Jake O'Brien

Free Agent
- Position: Power forward / center

Personal information
- Born: June 3, 1989 (age 36) Weymouth, Massachusetts
- Nationality: American
- Listed height: 6 ft 9 in (2.06 m)
- Listed weight: 220 lb (100 kg)

Career information
- High school: Boston College HS (Boston, Massachusetts)
- College: Boston University (2008–2011); Temple (2012–2013);
- NBA draft: 2013: undrafted
- Playing career: 2013–present

Career history
- 2013–2014: Ferro-ZNTU
- 2014: Bakersfield Jam
- 2014–2015: Eisbären Bremerhaven
- 2015–2017: Keravnos
- 2017: Kymis
- 2018: Bosna Royal
- 2018–2019: APOEL
- 2019–2020: Keravnos
- 2020–2021: Steaua București
- 2021–2022: Spójnia Stargard

Career highlights
- Cypriot League champion (2017); Cypriot League All-Star (2018); Cypriot Super Cup winner (2019); Third-team All-America East (2010); America East Rookie of the Year (2009);

= Jake O'Brien (basketball) =

American basketball player (born 1989)

Jake O'Brien (born June 3, 1989) is an American professional basketball player who last played for Spójnia Stargard of the Polish Basketball League (PLK). Standing at 2.06 m, he plays the power forward and the center positions. O'Brien played college basketball at Boston University and at Temple.

==High school career==
O'Brien played high school basketball at Boston College High School, at Boston, Massachusetts. As a junior, O'Brien lead B.C. High to a perfect 25–0 record including the schools first MIAA Division 1 State Championship.

==College career==
===Boston University===
A 6'9" power forward, O'Brien began his college career at Boston University. He scored 1,020 points and grabbed 444 rebounds in his three seasons with the Terriers and averaged double figures in scoring in each season, earning America East Rookie of the Year honors in 2008–09, and third team all-conference accolades in '09-10 when he set career highs for scoring and rebounding. As a junior in 2010–11, he was averaging 11.6 points and 5.8 rebounds per game through 14 contests before a foot injury sidelined him for the remainder of the season. Due to a second surgery on the same foot in September 2011, he was forced to redshirt the following season.

===Temple===
During the 2012–13 season, O'Brien was transferred at Temple for his final college year. As a senior, he averaged 9.3 points, 3.3 rebounds and 0.8 blocks per game in 20.3 minutes. O'Brien scored 18 points on 7-9 shooting in a first round upset win vs North Carolina State in the NCAA Basketball tournament.

==Professional career==
After going undrafted in the 2013 NBA draft, O'Brien joined Ferro-ZNTU of the Ukrainian League. He left Ferro-ZNTU in order to finish the season with Bakersfield Jam of the NBA D League.
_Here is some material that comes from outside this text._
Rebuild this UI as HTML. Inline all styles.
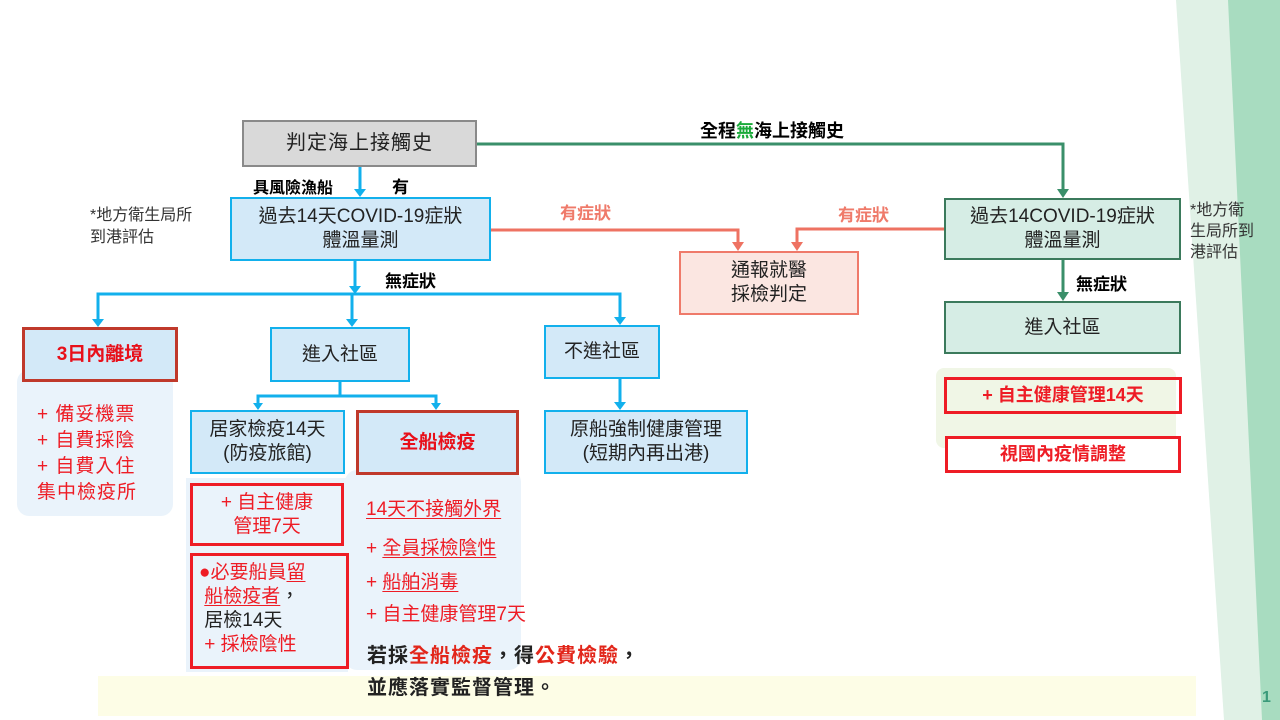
<!DOCTYPE html>
<html><head><meta charset="utf-8"><style>
body{margin:0;width:1280px;height:720px;overflow:hidden;background:#fff;position:relative;font-family:"Liberation Sans","Noto Sans CJK TC",sans-serif;}
.a{position:absolute;box-sizing:border-box;}
.bx{display:flex;align-items:center;justify-content:center;text-align:center;line-height:1.25;}
.blue{background:#d3e9f8;border:2px solid #12b0ec;color:#222;font-size:19px;}
.red3{background:#d3e9f8;border:3px solid #c0392b;color:#e8101a;font-weight:bold;font-size:19px;}
.grn{background:#d6ede5;border:2px solid #3b7a5c;color:#222;font-size:19px;}
.t{position:absolute;white-space:nowrap;}
.rd{color:#ee1c25;}
u{text-decoration:underline;text-underline-offset:3px;}
</style></head><body>
<svg class="a" style="left:0;top:0" width="1280" height="720">
<polygon points="1176,0 1280,0 1280,720 1224,720" fill="#e0f1e6"/>
<polygon points="1228,0 1280,0 1280,720 1262,720" fill="#a8dcc0"/>
<rect x="98" y="676" width="1098" height="40" fill="#fdfde6"/>
<rect x="17" y="370" width="156" height="146" rx="12" fill="#eaf3fb"/>
<rect x="345" y="470" width="176" height="200" rx="12" fill="#eaf3fb"/>
<rect x="936" y="368" width="240" height="80" rx="8" fill="#f0f6e6"/>
<rect x="186" y="478" width="162" height="194" fill="#eaf3fb"/>
<g stroke="#3a8f6a" stroke-width="3" fill="none"><polyline points="477,144 1063,144 1063,192"/><line x1="1063" y1="260" x2="1063" y2="294"/></g>
<g fill="#3a8f6a"><polygon points="1057,189 1069,189 1063,198"/><polygon points="1057,292 1069,292 1063,301"/></g>
<g stroke="#ee7262" stroke-width="3" fill="none"><polyline points="491,230 738,230 738,245"/><polyline points="944,229 797,229 797,245"/></g>
<g fill="#ee7262"><polygon points="732,242 744,242 738,251"/><polygon points="791,242 803,242 797,251"/></g>
<g stroke="#12b0ec" stroke-width="3" fill="none">
<line x1="360" y1="167" x2="360" y2="191"/>
<line x1="355" y1="261" x2="355" y2="288"/>
<polyline points="98,321 98,294 620,294 620,319"/>
<line x1="352" y1="294" x2="352" y2="321"/>
<line x1="340" y1="381" x2="340" y2="396"/>
<polyline points="258,404 258,396 436,396 436,404"/>
<line x1="620" y1="378" x2="620" y2="404"/>
</g>
<g fill="#12b0ec">
<polygon points="354,189 366,189 360,197"/><polygon points="349,286 361,286 355,294"/>
<polygon points="92,319 104,319 98,327"/><polygon points="346,319 358,319 352,327"/>
<polygon points="614,317 626,317 620,325"/><polygon points="253,403 263,403 258,410"/>
<polygon points="431,403 441,403 436,410"/><polygon points="614,402 626,402 620,410"/>
</g>
</svg>
<div class="a bx" style="left:242px;top:120px;width:235px;height:47px;background:#d9d9d9;border:2px solid #8a8a8a;font-size:20px;letter-spacing:1px;color:#222;">判定海上接觸史</div>
<div class="t" style="left:700px;top:117px;font-size:18px;font-weight:bold;">全程<span style="color:#1aaa3a">無</span>海上接觸史</div>
<div class="t" style="left:253px;top:174px;font-size:16px;font-weight:bold;">具風險漁船</div>
<div class="t" style="left:392px;top:173px;font-size:17px;font-weight:bold;">有</div>
<div class="t" style="left:90px;top:205px;font-size:16px;line-height:22px;color:#333;">*地方衛生局所<br>到港評估</div>
<div class="a bx blue" style="left:230px;top:197px;width:261px;height:64px;">過去14天COVID-19症狀<br>體溫量測</div>
<div class="t" style="left:385px;top:267px;font-size:17px;font-weight:bold;">無症狀</div>
<div class="t" style="left:560px;top:199px;font-size:17px;font-weight:bold;color:#ef7a6a;">有症狀</div>
<div class="t" style="left:838px;top:201px;font-size:17px;font-weight:bold;color:#ef7a6a;">有症狀</div>
<div class="a bx" style="left:679px;top:251px;width:180px;height:64px;background:#fbe6e1;border:2px solid #ef7a6a;font-size:19px;color:#222;">通報就醫<br>採檢判定</div>
<div class="a bx grn" style="left:944px;top:198px;width:237px;height:62px;">過去14COVID-19症狀<br>體溫量測</div>
<div class="t" style="left:1190px;top:200px;font-size:16px;line-height:21px;color:#333;">*地方衛<br>生局所到<br>港評估</div>
<div class="t" style="left:1076px;top:270px;font-size:17px;font-weight:bold;">無症狀</div>
<div class="a bx grn" style="left:944px;top:301px;width:237px;height:53px;">進入社區</div>
<div class="a bx" style="left:944px;top:377px;width:238px;height:37px;border:3px solid #ee1c25;color:#ee1c25;font-weight:bold;font-size:18px;">+ 自主健康管理14天</div>
<div class="a bx" style="left:945px;top:436px;width:236px;height:37px;border:3px solid #ee1c25;background:#fff;color:#ee1c25;font-weight:bold;font-size:18px;">視國內疫情調整</div>
<div class="a bx red3" style="left:22px;top:327px;width:156px;height:55px;">3日內離境</div>
<div class="t rd" style="left:37px;top:402px;font-size:19px;line-height:26px;letter-spacing:1px;">+ 備妥機票<br>+ 自費採陰<br>+ 自費入住<br>集中檢疫所</div>
<div class="a bx blue" style="left:270px;top:327px;width:140px;height:55px;">進入社區</div>
<div class="a bx blue" style="left:544px;top:325px;width:116px;height:54px;">不進社區</div>
<div class="a bx blue" style="left:190px;top:410px;width:155px;height:64px;">居家檢疫14天<br>(防疫旅館)</div>
<div class="a bx red3" style="left:356px;top:410px;width:163px;height:65px;">全船檢疫</div>
<div class="a bx blue" style="left:544px;top:410px;width:204px;height:64px;">原船強制健康管理<br>(短期內再出港)</div>
<div class="a bx" style="left:190px;top:483px;width:154px;height:63px;border:3px solid #ee1c25;color:#ee1c25;font-size:19px;">+ 自主健康<br>管理7天</div>
<div class="a" style="left:190px;top:553px;width:159px;height:116px;border:3px solid #ee1c25;font-size:19px;line-height:24px;padding:5px 0 0 6px;color:#222;">
<span class="rd">●必要船員<u>留</u></span><br>&nbsp;<u class="rd">船檢疫者</u>，<br>&nbsp;居檢14天<br><span class="rd">&nbsp;+ 採檢陰性</span></div>
<div class="t rd" style="left:366px;top:494px;font-size:19px;"><u>14天不接觸外界</u></div>
<div class="t rd" style="left:366px;top:533px;font-size:19px;">+ <u>全員採檢陰性</u></div>
<div class="t rd" style="left:366px;top:567px;font-size:19px;">+ <u>船舶消毒</u></div>
<div class="t rd" style="left:366px;top:599px;font-size:19px;">+ 自主健康管理7天</div>
<div class="t" style="left:367px;top:640px;font-size:20px;font-weight:bold;line-height:32px;letter-spacing:1px;color:#222;">若採<span style="color:#e2261a">全船檢疫</span>，得<span style="color:#e2261a">公費檢驗</span>，<br>並應落實監督管理。</div>
<div class="t" style="left:1262px;top:689px;font-size:16px;font-weight:bold;color:#3a9a7a;">1</div>
</body></html>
The following season, he joined Eisbären Bremerhaven. After playing one year at Germany, O'Brien signed with Keravnos of the Cypriot League. He stayed at Keravnos for two seasons and won the Cypriot League on 2017.

On July 27, 2017, O'Brien joined Kymis of the Greek Basket League.

On July 13, 2021, he has signed with Spójnia Stargard of the Polish Basketball League (PLK).